The U.S. Constitution's declaration that laws made by Congress are the supreme law of the land -- "anything in the constitution or laws of any state to the contrary notwithstanding" -- stands squarely in the idea's way. So do 200 years of federal jurisprudence, notes Carleton College political scientist Steven Schier. He describes Emmer's move as "the Hail-Mary-est of Hail Mary passes" in the health reform game. "It's audacious," he said.

As it might apply to state health reform efforts, Emmer's amendment amounts to a preemptory, permanent constitutional impediment to types of health care reform proposals that have found little traction at the Legislature in recent years, but might prove desirable in the future. It would be another case of something Minnesotans have seen too much of in recent years: legislators asking the voters to use the Constitution to do their policymaking duty for them, thereby locking themselves and the state into inflexible constitutional mandates.

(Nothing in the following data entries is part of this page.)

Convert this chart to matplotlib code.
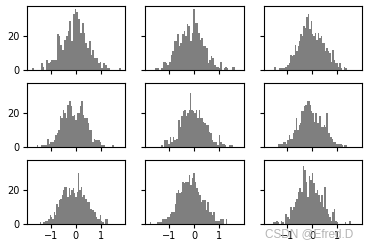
import numpy as np
import matplotlib
matplotlib.use("Agg")
import matplotlib.pyplot as plt

# bin counts (50 bins each), row by row
# (lo, hi) = range covered by the 50 bins of each panel
ranges = [(-1.76, 1.82), (-1.58, 1.64), (-1.52, 1.38),
          (-1.57, 1.53), (-1.32, 1.58), (-1.39, 1.40),
          (-1.43, 1.29), (-1.78, 1.34), (-1.58, 1.55)]

counts1 = [1, 0, 0, 0, 0, 4, 2, 0, 6, 4, 5, 6, 6, 6, 21, 20, 15, 12, 18, 20,
           23, 29, 17, 33, 36, 34, 30, 22, 28, 22, 16, 13, 17, 9, 12, 7, 7, 4, 5, 1,
           4, 3, 1, 1, 0, 0, 0, 0, 0, 1]
counts2 = [1, 1, 1, 0, 1, 5, 5, 4, 3, 5, 9, 11, 17, 17, 21, 14, 16, 21, 23, 20,
           27, 26, 17, 22, 36, 28, 28, 22, 18, 19, 14, 14, 13, 4, 6, 8, 7, 3, 2, 2,
           1, 5, 0, 1, 2, 1, 0, 0, 2, 2]
counts3 = [2, 0, 0, 1, 1, 1, 1, 2, 2, 3, 4, 9, 8, 9, 15, 11, 14, 17, 21, 20,
           26, 25, 31, 33, 24, 29, 21, 20, 22, 18, 22, 19, 20, 16, 16, 11, 13, 11, 10, 5,
           12, 6, 4, 4, 2, 4, 1, 0, 2, 1]
counts4 = [1, 0, 0, 1, 1, 1, 1, 5, 2, 3, 3, 4, 7, 8, 10, 18, 17, 22, 20, 17,
           25, 27, 24, 18, 19, 16, 20, 20, 24, 27, 19, 17, 17, 14, 10, 10, 3, 5, 4, 4,
           4, 3, 1, 1, 0, 0, 0, 0, 0, 1]
counts5 = [1, 0, 4, 4, 4, 2, 6, 3, 6, 4, 5, 5, 16, 12, 18, 21, 22, 18, 20, 22,
           32, 22, 21, 20, 22, 17, 22, 17, 17, 15, 14, 13, 13, 9, 8, 4, 3, 3, 3, 1,
           7, 3, 2, 2, 1, 0, 0, 1, 1, 1]
counts6 = [2, 2, 2, 2, 3, 3, 2, 4, 7, 5, 5, 8, 10, 17, 10, 13, 14, 21, 21, 24,
           25, 27, 27, 25, 21, 20, 15, 20, 14, 14, 18, 12, 12, 13, 12, 20, 8, 8, 6, 5,
           3, 3, 2, 2, 2, 2, 1, 0, 1, 1]
counts7 = [1, 0, 1, 1, 2, 2, 3, 5, 4, 3, 7, 5, 12, 10, 14, 15, 17, 20, 22, 22,
           16, 21, 17, 20, 21, 18, 16, 19, 30, 20, 22, 16, 17, 15, 15, 13, 13, 9, 8, 8,
           7, 4, 3, 3, 5, 2, 1, 0, 3, 3]
counts8 = [1, 0, 0, 0, 0, 1, 1, 1, 3, 3, 3, 4, 4, 6, 7, 7, 12, 18, 20, 18,
           19, 25, 24, 25, 25, 29, 23, 27, 30, 25, 21, 19, 17, 13, 14, 14, 8, 13, 7, 7,
           5, 7, 2, 2, 2, 3, 3, 3, 0, 3]
counts9 = [1, 1, 2, 1, 0, 2, 1, 0, 6, 4, 3, 10, 8, 10, 13, 15, 19, 21, 19, 34,
           32, 25, 16, 28, 26, 30, 24, 18, 20, 17, 13, 17, 10, 22, 9, 6, 4, 2, 7, 9,
           2, 1, 0, 0, 0, 0, 1, 0, 0, 2]

all_counts = [counts1, counts2, counts3, counts4, counts5,
              counts6, counts7, counts8, counts9]

plt.rcParams['font.size'] = 7

fig, axes = plt.subplots(3, 3, sharex=True, sharey=True, figsize=(3.68, 2.48), dpi=100)
plt.subplots_adjust(left=0.073, right=0.984, top=0.976, bottom=0.097, wspace=0.2, hspace=0.2)

for k, ax in enumerate(axes.flat):
    lo, hi = ranges[k]
    edges = np.linspace(lo, hi, 51)
    centers = (edges[:-1] + edges[1:]) / 2
    # same look as hist(..., color='k', alpha=0.5)
    ax.hist(centers, bins=edges, weights=all_counts[k], color='k', alpha=0.5)
    ax.tick_params(length=3, width=0.8, pad=2)

axes[0, 0].set_xticks([-1, 0, 1])
axes[0, 0].set_yticks([0, 20])

# watermark from the source image
fig.text(0.96, 0.03, "CSDN @Efred.D", ha='right', va='bottom',
         color='#b4b4b4', fontsize=8.5, family='Liberation Sans')

fig.savefig("out.png")
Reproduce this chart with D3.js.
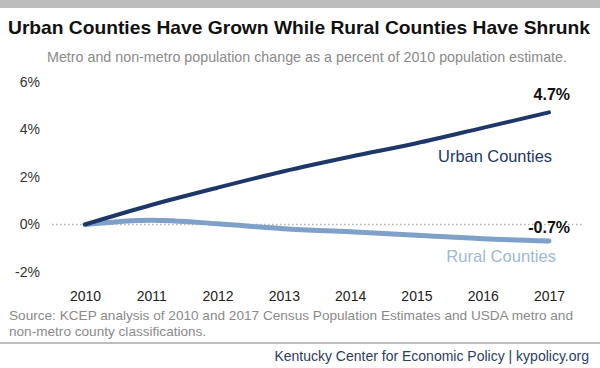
<!DOCTYPE html>
<html><head><meta charset="utf-8">
<script src="https://cdn.jsdelivr.net/npm/d3@7"></script>
<style>body{margin:0;background:#fff}svg{display:block;font-family:"Liberation Sans",Arial,sans-serif}</style>
</head><body><svg id="c" width="600" height="368"></svg>
<script>
const years = [2010, 2011, 2012, 2013, 2014, 2015, 2016, 2017];
const urban = [0, 0.82, 1.55, 2.24, 2.85, 3.42, 4.07, 4.72];
const rural = [0, 0.18, 0.03, -0.18, -0.31, -0.45, -0.6, -0.69];
const yTicks = [-2, 0, 2, 4, 6];

const svg = d3.select("#c");
const x = d3.scalePoint().domain(years).range([85, 549]);
const y = d3.scaleLinear().domain([-2, 6]).range([272, 82]);

svg.append("rect").attr("x",0).attr("y",0).attr("width",600).attr("height",8).attr("fill","#bdbdbd");
svg.append("text").attr("x",8).attr("y",34)
  .attr("font-size",19).attr("font-weight","bold").attr("fill","#111")
  .attr("textLength",582).attr("lengthAdjust","spacingAndGlyphs")
  .text("Urban Counties Have Grown While Rural Counties Have Shrunk");
svg.append("text").attr("x",47).attr("y",62)
  .attr("font-size",14.3).attr("fill","#8a8a8a")
  .attr("textLength",520).attr("lengthAdjust","spacingAndGlyphs")
  .text("Metro and non-metro population change as a percent of 2010 population estimate.");

// y axis
const ya = svg.append("g").attr("transform","translate(40,0)")
  .call(d3.axisLeft(y).tickValues(yTicks).tickFormat(d=>d+"%").tickSize(0).tickPadding(0));
ya.select(".domain").remove();
ya.selectAll("text").attr("font-size",14).attr("fill","#333").attr("font-family","Liberation Sans, Arial, sans-serif");

// x axis
const xa = svg.append("g").attr("transform","translate(0,291)")
  .call(d3.axisBottom(x).tickSize(0).tickPadding(0));
xa.select(".domain").remove();
xa.selectAll("text").attr("font-size",14).attr("fill","#222").attr("font-family","Liberation Sans, Arial, sans-serif");

// zero line
svg.append("line").attr("x1",52).attr("x2",583).attr("y1",y(0)).attr("y2",y(0))
  .attr("stroke","#b5b5b5").attr("stroke-width",1.3).attr("stroke-dasharray","1.5,2.5");

const line = d3.line().x((d,i)=>x(years[i])).y(d=>y(d)).curve(d3.curveMonotoneX);
svg.append("path").attr("d",line(rural)).attr("fill","none").attr("stroke","#7ea0c9").attr("stroke-width",5).attr("stroke-linecap","round");
svg.append("path").attr("d",line(urban)).attr("fill","none").attr("stroke","#1d3768").attr("stroke-width",4).attr("stroke-linecap","round");

svg.append("text").attr("x",570).attr("y",100).attr("text-anchor","end").attr("font-size",16).attr("font-weight","bold").attr("fill","#111").text("4.7%");
svg.append("text").attr("x",570).attr("y",233).attr("text-anchor","end").attr("font-size",16).attr("font-weight","bold").attr("fill","#111").text("-0.7%");
svg.append("text").attr("x",552).attr("y",162).attr("text-anchor","end").attr("font-size",16.4).attr("fill","#1d3768").text("Urban Counties");
svg.append("text").attr("x",556).attr("y",262).attr("text-anchor","end").attr("font-size",16.6).attr("fill","#9fb8d6").text("Rural Counties");

svg.append("text").attr("x",9).attr("y",320).attr("font-size",13.6).attr("fill","#8a8a8a")
  .attr("textLength",564).attr("lengthAdjust","spacingAndGlyphs")
  .text("Source: KCEP analysis of 2010 and 2017 Census Population Estimates and USDA metro and");
svg.append("text").attr("x",9).attr("y",336).attr("font-size",13.6).attr("fill","#8a8a8a")
  .text("non-metro county classifications.");
svg.append("line").attr("x1",0).attr("x2",600).attr("y1",343).attr("y2",343).attr("stroke","#aaa").attr("stroke-width",1.5);
svg.append("text").attr("x",589).attr("y",361).attr("text-anchor","end").attr("font-size",14).attr("fill","#2b3d63")
  .text("Kentucky Center for Economic Policy | kypolicy.org");
</script></body></html>
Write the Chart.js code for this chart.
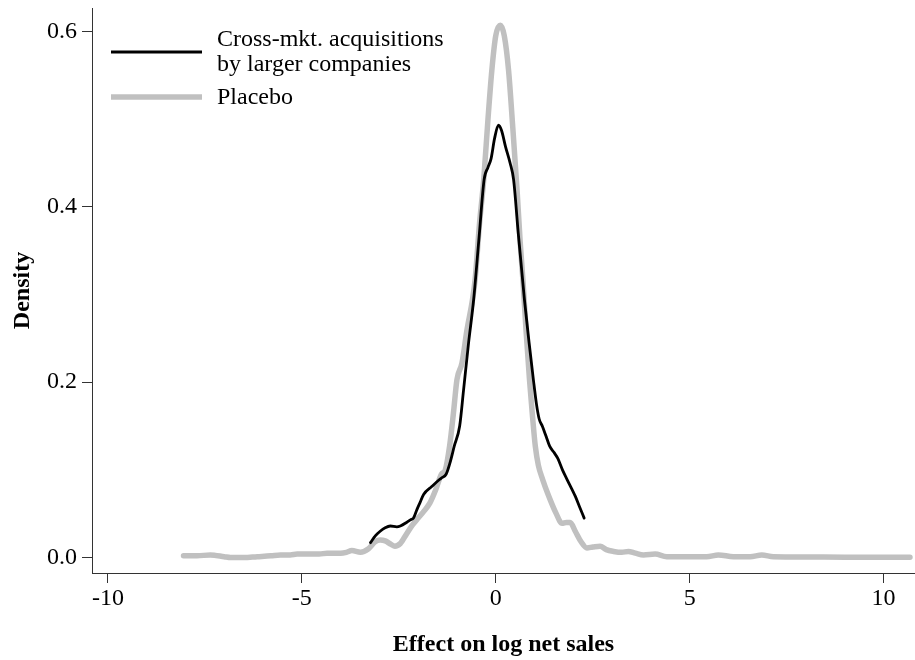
<!DOCTYPE html>
<html>
<head>
<meta charset="utf-8">
<title>Density of effect on log net sales</title>
<script src="https://cdn.jsdelivr.net/npm/chart.js@4.4.1/dist/chart.umd.min.js"></script>
<style>
  html, body { margin: 0; padding: 0; background: #fff; }
  #wrap { position: relative; width: 915px; height: 660px; }
</style>
</head>
<body>
<div id="wrap"><canvas id="densityChart"></canvas></div>
<script>
// kernel density, cross-market acquisitions by larger companies
const acqX = [-3.23, -3.10, -2.98, -2.85, -2.72, -2.55, -2.46, -2.30, -2.20, -2.12, -2.03, -1.95, -1.86,
  -1.65, -1.45, -1.39, -1.28, -1.18, -1.07, -0.93, -0.83, -0.70, -0.57, -0.43, -0.30, -0.20, -0.12,
  -0.03, 0.07, 0.15, 0.25, 0.37, 0.46, 0.58, 0.74, 0.86, 0.97, 1.05, 1.12, 1.20, 1.30, 1.39, 1.50,
  1.60, 1.72, 1.84, 2.05, 2.16, 2.28];
const acqY = [0.017, 0.025, 0.030, 0.034, 0.036, 0.035, 0.036, 0.040, 0.043, 0.045, 0.055, 0.063, 0.072,
  0.081, 0.089, 0.091, 0.095, 0.108, 0.127, 0.150, 0.191, 0.245, 0.294, 0.365, 0.431, 0.445, 0.455,
  0.478, 0.493, 0.487, 0.469, 0.450, 0.431, 0.370, 0.294, 0.245, 0.203, 0.175, 0.158, 0.150, 0.138,
  0.127, 0.120, 0.113, 0.100, 0.089, 0.070, 0.058, 0.045];

// kernel density, placebo
const placeboX = [-8.05, -7.70, -7.36, -7.00, -6.84, -6.50, -6.15, -5.80, -5.55, -5.30, -5.12, -4.78,
  -4.55, -4.35, -4.00, -3.85, -3.71, -3.49, -3.28, -3.11, -2.98, -2.85, -2.70, -2.60, -2.46, -2.30,
  -2.15, -2.00, -1.85, -1.70, -1.55, -1.40, -1.30, -1.19, -1.09, -1.00, -0.87, -0.74, -0.60, -0.53,
  -0.42, -0.31, -0.20, -0.10, 0.00, 0.12, 0.22, 0.33, 0.44, 0.55, 0.63, 0.70, 0.78, 0.87, 0.95,
  1.02, 1.10, 1.21, 1.35, 1.55, 1.71, 1.82, 1.92, 2.05, 2.20, 2.35, 2.50, 2.69, 2.85, 3.04, 3.25,
  3.42, 3.60, 3.81, 4.11, 4.41, 5.00, 5.44, 5.74, 6.13, 6.56, 6.86, 7.16, 8.00, 9.00, 10.00, 10.68];
const placeboY = [0.002, 0.002, 0.003, 0.001, 0.000, 0.000, 0.001, 0.002, 0.003, 0.003, 0.004, 0.004,
  0.004, 0.005, 0.005, 0.006, 0.008, 0.006, 0.010, 0.018, 0.020, 0.019, 0.015, 0.013, 0.016, 0.027,
  0.037, 0.045, 0.053, 0.062, 0.077, 0.095, 0.100, 0.127, 0.165, 0.203, 0.222, 0.260, 0.294, 0.318,
  0.380, 0.431, 0.500, 0.556, 0.595, 0.607, 0.595, 0.556, 0.490, 0.419, 0.360, 0.317, 0.260, 0.203,
  0.160, 0.127, 0.105, 0.089, 0.072, 0.051, 0.039, 0.040, 0.040, 0.030, 0.018, 0.011, 0.012, 0.013,
  0.009, 0.007, 0.006, 0.007, 0.005, 0.003, 0.004, 0.001, 0.001, 0.001, 0.003, 0.001, 0.001, 0.003,
  0.001, 0.0007, 0.0005, 0.0005, 0.0005];

const seriesNames = [["Cross-mkt. acquisitions", "by larger companies"], ["Placebo"]];
const xTicks = [-10, -5, 0, 5, 10];
const yTicks = [0, 0.2, 0.4, 0.6];

const FONT = "'Liberation Serif', 'DejaVu Serif', serif";
const pts = (xs, ys) => xs.map((x, i) => ({ x: x, y: ys[i] }));

// two-line legend in the upper left, drawn from the dataset styles
const serifLegend = {
  id: 'serifLegend',
  afterDraw(chart) {
    const ctx = chart.ctx;
    const rows = [{ y: 52, lines: [40, 65] }, { y: 97, lines: [98] }];
    ctx.save();
    chart.data.datasets.forEach((ds, i) => {
      const r = rows[i];
      ctx.strokeStyle = ds.borderColor;
      ctx.lineWidth = ds.borderWidth;
      ctx.beginPath();
      ctx.moveTo(111, r.y);
      ctx.lineTo(202, r.y);
      ctx.stroke();
      ctx.fillStyle = '#000';
      ctx.font = "24px " + FONT;
      ctx.textBaseline = 'middle';
      ctx.textAlign = 'left';
      seriesNames[i].forEach((t, j) => ctx.fillText(t, 217, r.lines[j]));
    });
    ctx.restore();
  }
};

// keep the plot frame where it is, whatever the tick label sizes
const noEdgePad = s => { s.paddingTop = 0; s.paddingBottom = 0; s.paddingLeft = 0; s.paddingRight = 0; };

new Chart(document.getElementById('densityChart'), {
  type: 'line',
  data: {
    datasets: [
      { label: seriesNames[0].join(' '), data: pts(acqX, acqY), borderColor: '#000000', borderWidth: 2.8 },
      { label: seriesNames[1][0], data: pts(placeboX, placeboY), borderColor: '#c0c0c0', borderWidth: 5.5 }
    ]
  },
  options: {
    responsive: true,
    maintainAspectRatio: false,
    animation: false,
    layout: { padding: { top: 8, right: 0, bottom: 0, left: 0 } },
    elements: {
      point: { radius: 0 },
      line: { cubicInterpolationMode: 'monotone', borderCapStyle: 'round', borderJoinStyle: 'round' }
    },
    plugins: { legend: { display: false }, tooltip: { enabled: false } },
    scales: {
      x: {
        type: 'linear',
        min: -10.41,
        max: 10.81,
        afterBuildTicks: s => { s.ticks = xTicks.map(v => ({ value: v })); },
        afterFit: s => { s.height = 87; noEdgePad(s); },
        grid: { drawOnChartArea: false, tickLength: 10, color: '#333' },
        border: { color: '#333', width: 1 },
        ticks: { color: '#000', padding: 1, maxRotation: 0, font: { family: FONT, size: 24 } },
        title: {
          display: true, text: 'Effect on log net sales', color: '#000',
          font: { family: FONT, size: 24, weight: 'bold' }, padding: { top: 0, bottom: 1 }
        }
      },
      y: {
        type: 'linear',
        min: -0.0176,
        max: 0.6267,
        afterBuildTicks: s => { s.ticks = yTicks.map(v => ({ value: v })); },
        afterFit: s => { s.width = 92; noEdgePad(s); },
        grid: { drawOnChartArea: false, tickLength: 10, color: '#333' },
        border: { color: '#333', width: 1 },
        ticks: { color: '#000', padding: 5, callback: v => v.toFixed(1), font: { family: FONT, size: 24 } },
        title: {
          display: true, text: 'Density', color: '#000',
          font: { family: FONT, size: 24, weight: 'bold' }, padding: { top: 8, bottom: 0 }
        }
      }
    }
  },
  plugins: [serifLegend]
});
</script>
</body>
</html>
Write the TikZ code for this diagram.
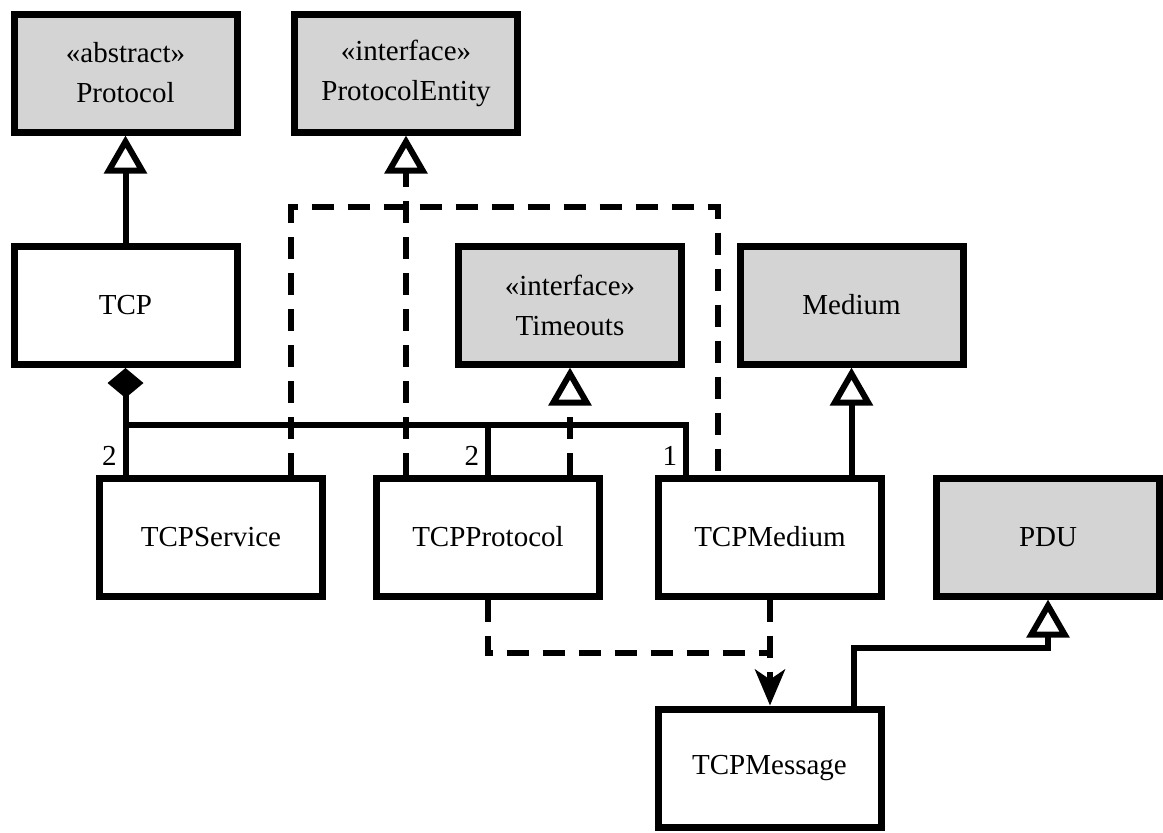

But any discussion of the idea is purely hypothetical, because any thought that Emmer could persuade the 2010 Legislature to put his amendment on the 2010 ballot is purely fanciful. Minnesota's DFL-controlled Legislature ignored the amendment when he introduced it last session, and is sure to do so again in 2010.

With so little prospect of genuine success, Emmer's proposal might be dismissed as one candidate's political stunt -- were it not for the risks associated with the national flames it helps fan.

We can have a constructive debate over the role of the federal government in the health care overhaul. But by proposing a blanket exemption under the Constitution Emmer and like-minded Republican legislators in about a dozen other states, -- most of them GOP strongholds -- are contributing to a revival of something history cautions Americans to avoid. They are attempting to reignite a divisive states' rights movement, grounded in mistrust of the federal government's capacity to act in the interests of the American people. If their line of reasoning takes hold in a major political party, more than federal health care policy will be affected. The legitimacy of all manner of federal action -- including education, energy, welfare, food and drug regulation and more -- would be called into question.

Emmer told Fox's national TV audience that he would welcome a revival of the states' rights movement. Republicans familiar with their party's beginnings -- and Minnesotans schooled in the Civil War story of the 1st Minnesota volunteers at Gettysburg -- should cringe at such talk.